The traders who survive long enough to become profitable are the ones who protect their capital first and chase profits second.
Risk management is boring. It does not feel exciting to limit your position size when you see a great setup. But it is the single most important factor in long-term survival.
Emotional Decision Making
Fear and greed drive most losing trades. Fear causes traders to cut winners short and skip valid entries. Greed causes them to hold losers, overtrade, and ignore their stop losses.
The most destructive emotion is the need to be right. Many traders would rather hold a losing trade and hope it comes back than accept a small loss and move on. By the time they finally exit, the small loss has become a large one.
Profitable trading requires you to accept being wrong frequently. A 50% win rate with proper risk-reward is profitable. But most people cannot stomach being wrong on half their trades, so they override their plan to avoid taking losses.
Strategy Hopping
New traders jump between strategies constantly. They try moving average crossovers for a week, switch to order blocks, then jump to RSI divergence. Each time a strategy produces a few losses, they assume it is broken and move on.
Every strategy has losing streaks. The only way to know if a strategy works is to trade it consistently over a statistically significant number of trades — at least 50 to 100. If you abandon a strategy after five losses, you will never develop any edge.

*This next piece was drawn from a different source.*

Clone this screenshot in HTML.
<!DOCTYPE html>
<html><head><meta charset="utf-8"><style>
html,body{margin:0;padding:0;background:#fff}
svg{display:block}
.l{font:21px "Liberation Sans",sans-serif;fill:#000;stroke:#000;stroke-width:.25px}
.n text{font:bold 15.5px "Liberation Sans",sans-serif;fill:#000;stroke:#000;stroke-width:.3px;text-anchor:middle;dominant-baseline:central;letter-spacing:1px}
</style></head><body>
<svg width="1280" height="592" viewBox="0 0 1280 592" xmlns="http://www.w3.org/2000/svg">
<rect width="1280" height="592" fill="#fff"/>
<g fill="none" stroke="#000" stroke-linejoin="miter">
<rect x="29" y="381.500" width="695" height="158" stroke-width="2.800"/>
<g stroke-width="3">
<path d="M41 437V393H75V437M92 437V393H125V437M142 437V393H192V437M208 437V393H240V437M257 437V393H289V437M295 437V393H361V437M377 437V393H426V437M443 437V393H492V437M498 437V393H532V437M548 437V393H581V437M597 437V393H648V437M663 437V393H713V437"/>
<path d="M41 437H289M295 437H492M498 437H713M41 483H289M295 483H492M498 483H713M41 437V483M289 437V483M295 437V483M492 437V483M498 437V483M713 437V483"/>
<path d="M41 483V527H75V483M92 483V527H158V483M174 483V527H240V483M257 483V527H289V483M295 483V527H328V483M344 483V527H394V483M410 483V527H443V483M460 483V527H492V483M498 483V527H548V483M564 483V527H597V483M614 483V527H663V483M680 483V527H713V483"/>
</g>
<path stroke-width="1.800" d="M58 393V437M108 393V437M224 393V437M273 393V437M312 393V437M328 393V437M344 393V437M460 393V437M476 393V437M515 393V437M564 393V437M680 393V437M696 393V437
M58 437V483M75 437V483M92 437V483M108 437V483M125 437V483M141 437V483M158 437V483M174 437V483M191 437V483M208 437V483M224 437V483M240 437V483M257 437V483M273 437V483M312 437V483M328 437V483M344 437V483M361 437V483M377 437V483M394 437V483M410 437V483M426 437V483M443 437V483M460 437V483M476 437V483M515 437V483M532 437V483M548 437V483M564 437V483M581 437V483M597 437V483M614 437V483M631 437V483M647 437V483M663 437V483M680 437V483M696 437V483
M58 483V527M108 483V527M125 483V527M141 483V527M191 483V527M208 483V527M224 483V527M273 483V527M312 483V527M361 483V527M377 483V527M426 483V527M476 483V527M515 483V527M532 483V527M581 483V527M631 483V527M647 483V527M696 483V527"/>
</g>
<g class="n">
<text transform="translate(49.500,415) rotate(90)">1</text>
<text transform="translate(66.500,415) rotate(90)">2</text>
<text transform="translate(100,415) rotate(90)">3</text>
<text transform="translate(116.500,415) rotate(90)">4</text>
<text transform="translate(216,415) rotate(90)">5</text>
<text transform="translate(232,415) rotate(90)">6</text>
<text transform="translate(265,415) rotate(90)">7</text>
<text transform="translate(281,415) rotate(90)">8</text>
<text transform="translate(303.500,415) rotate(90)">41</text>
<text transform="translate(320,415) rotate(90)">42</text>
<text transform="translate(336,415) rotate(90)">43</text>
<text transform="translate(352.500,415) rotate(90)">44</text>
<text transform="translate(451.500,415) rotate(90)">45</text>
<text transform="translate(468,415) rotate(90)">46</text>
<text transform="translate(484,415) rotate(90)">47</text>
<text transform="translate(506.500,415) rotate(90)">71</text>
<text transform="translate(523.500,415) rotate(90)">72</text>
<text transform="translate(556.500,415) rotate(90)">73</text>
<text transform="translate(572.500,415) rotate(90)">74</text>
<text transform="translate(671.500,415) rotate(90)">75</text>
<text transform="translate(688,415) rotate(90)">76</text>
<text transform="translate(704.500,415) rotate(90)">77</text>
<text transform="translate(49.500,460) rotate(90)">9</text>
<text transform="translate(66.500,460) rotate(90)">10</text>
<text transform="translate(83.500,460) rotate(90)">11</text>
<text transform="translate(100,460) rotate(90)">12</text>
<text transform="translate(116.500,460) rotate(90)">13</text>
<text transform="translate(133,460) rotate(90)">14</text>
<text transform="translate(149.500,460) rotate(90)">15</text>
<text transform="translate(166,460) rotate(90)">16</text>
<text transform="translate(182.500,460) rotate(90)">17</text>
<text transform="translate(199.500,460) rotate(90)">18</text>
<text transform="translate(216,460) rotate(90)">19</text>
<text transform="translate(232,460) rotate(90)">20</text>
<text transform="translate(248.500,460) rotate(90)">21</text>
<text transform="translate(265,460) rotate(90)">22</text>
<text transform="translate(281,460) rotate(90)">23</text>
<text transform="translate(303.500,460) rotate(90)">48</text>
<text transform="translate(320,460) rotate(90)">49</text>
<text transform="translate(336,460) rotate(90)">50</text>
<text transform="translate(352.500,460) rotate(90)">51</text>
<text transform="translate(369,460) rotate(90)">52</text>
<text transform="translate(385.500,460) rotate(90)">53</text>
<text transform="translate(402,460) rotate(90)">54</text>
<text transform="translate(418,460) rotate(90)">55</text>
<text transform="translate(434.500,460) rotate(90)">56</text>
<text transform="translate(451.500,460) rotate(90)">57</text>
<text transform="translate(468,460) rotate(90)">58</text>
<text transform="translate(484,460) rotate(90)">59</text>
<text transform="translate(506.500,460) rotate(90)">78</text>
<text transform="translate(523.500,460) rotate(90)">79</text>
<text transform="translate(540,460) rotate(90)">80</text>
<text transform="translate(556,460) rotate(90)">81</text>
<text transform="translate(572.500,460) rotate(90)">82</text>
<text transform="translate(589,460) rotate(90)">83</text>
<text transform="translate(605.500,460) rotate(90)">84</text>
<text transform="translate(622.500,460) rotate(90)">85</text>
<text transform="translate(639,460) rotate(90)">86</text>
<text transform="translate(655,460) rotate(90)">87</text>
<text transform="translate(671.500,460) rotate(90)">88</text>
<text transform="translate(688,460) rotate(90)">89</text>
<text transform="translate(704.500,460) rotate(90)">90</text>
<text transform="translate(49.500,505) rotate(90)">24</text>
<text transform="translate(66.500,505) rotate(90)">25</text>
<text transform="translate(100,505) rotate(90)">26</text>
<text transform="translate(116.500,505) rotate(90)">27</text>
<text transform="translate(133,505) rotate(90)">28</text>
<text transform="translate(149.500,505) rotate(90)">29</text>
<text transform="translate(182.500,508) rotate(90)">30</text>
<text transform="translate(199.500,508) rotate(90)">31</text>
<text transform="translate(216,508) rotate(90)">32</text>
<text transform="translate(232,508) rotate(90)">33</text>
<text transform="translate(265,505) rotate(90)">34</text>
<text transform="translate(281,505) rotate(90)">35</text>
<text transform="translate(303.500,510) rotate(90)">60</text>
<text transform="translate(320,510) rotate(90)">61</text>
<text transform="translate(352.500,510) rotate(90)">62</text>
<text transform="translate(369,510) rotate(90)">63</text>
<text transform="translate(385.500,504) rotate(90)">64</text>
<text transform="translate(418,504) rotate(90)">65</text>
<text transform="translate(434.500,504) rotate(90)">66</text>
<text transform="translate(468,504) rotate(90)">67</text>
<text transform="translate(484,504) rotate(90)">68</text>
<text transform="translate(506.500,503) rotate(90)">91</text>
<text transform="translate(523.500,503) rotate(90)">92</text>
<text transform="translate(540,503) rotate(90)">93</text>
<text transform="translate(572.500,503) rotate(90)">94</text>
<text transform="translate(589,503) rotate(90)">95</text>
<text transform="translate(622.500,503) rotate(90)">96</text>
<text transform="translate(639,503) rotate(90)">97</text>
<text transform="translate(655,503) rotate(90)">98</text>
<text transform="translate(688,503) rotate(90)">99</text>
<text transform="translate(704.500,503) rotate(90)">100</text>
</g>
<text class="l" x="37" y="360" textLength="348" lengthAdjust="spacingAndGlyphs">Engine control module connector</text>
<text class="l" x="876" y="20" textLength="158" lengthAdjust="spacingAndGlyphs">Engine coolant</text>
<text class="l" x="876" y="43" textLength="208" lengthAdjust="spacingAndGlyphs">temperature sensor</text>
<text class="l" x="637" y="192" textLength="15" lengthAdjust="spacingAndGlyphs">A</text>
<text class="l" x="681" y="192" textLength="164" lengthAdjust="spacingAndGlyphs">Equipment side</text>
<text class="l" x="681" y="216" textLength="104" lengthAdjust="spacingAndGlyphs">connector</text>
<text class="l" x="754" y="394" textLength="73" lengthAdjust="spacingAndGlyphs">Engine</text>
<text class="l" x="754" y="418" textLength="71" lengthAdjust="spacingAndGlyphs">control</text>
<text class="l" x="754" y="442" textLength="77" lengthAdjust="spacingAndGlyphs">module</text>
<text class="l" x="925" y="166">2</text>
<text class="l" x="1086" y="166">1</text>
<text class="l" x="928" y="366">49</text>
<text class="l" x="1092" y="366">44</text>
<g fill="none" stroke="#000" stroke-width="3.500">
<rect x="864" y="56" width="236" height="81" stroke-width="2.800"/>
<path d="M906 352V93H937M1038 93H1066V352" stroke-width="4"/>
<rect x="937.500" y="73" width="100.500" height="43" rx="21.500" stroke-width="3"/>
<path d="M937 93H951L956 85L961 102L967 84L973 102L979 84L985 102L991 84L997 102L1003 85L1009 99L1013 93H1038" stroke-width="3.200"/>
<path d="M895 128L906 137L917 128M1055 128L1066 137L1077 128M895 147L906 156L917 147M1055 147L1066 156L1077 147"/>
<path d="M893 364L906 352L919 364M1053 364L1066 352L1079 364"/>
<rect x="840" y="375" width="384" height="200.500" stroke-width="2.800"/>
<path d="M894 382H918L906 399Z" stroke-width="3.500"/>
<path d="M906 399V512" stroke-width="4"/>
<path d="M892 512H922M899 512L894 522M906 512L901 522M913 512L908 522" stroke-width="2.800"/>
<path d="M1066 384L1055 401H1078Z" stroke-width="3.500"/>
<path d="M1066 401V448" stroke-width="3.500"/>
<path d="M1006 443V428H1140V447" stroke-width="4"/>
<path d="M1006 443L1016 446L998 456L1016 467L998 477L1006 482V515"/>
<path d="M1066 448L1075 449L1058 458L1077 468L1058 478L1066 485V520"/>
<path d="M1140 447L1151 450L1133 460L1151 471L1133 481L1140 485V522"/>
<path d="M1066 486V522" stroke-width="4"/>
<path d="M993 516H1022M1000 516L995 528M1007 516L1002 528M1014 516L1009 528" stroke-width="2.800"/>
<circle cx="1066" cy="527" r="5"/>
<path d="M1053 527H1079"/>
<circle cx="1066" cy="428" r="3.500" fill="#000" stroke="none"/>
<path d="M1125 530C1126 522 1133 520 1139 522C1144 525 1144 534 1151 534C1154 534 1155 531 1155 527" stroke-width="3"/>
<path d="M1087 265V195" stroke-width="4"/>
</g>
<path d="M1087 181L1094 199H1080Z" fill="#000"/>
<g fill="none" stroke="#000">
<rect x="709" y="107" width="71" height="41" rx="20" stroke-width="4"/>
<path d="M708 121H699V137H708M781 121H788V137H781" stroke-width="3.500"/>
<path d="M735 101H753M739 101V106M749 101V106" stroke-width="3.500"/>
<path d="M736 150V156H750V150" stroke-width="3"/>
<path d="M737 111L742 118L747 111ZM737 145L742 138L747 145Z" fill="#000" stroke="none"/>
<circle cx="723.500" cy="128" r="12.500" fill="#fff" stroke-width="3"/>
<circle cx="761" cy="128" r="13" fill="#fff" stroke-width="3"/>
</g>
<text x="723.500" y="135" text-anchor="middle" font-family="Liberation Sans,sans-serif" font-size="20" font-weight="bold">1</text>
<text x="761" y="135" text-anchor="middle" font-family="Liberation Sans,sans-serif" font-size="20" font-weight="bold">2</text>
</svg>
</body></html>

Pick one strategy. Learn it deeply. Trade it for months. Track results. Adjust if the data supports changes, not because you feel impatient.
No Trading Journal
Traders who do not keep journals are flying blind. They cannot identify patterns in their behavior, separate profitable setups from losing ones, or measure improvement over time.
A trading journal logs every trade: entry, exit, stop loss, target, result, and your emotional state. Weekly reviews of your journal reveal what is working and what is not. Without this feedback loop, you repeat mistakes indefinitely.
Journaling is not glamorous. Most people skip it. But the traders who keep detailed journals improve faster than those who do not. The data does not lie.
Overtrading
More trades does not mean more money. Many losing traders feel the need to be in the market constantly. They take low-quality setups because sitting on the sidelines feels like missing out.
The reality is that most of the trading day does not offer high-quality opportunities. The first hour after the market open is usually the best for day trading. The rest of the day is often choppy and range-bound.
Quality over quantity. Five well-planned trades per week will outperform thirty impulse trades every time.
Unrealistic Expectations
Social media is full of traders showing massive gains and luxury lifestyles. This creates unrealistic expectations about how quickly you can become profitable and how much money you can make.
Trading is a skill that takes months to years to develop. Expecting consistent profits within weeks is like expecting to run a marathon after jogging for a few days. The learning curve is real, and most people underestimate it.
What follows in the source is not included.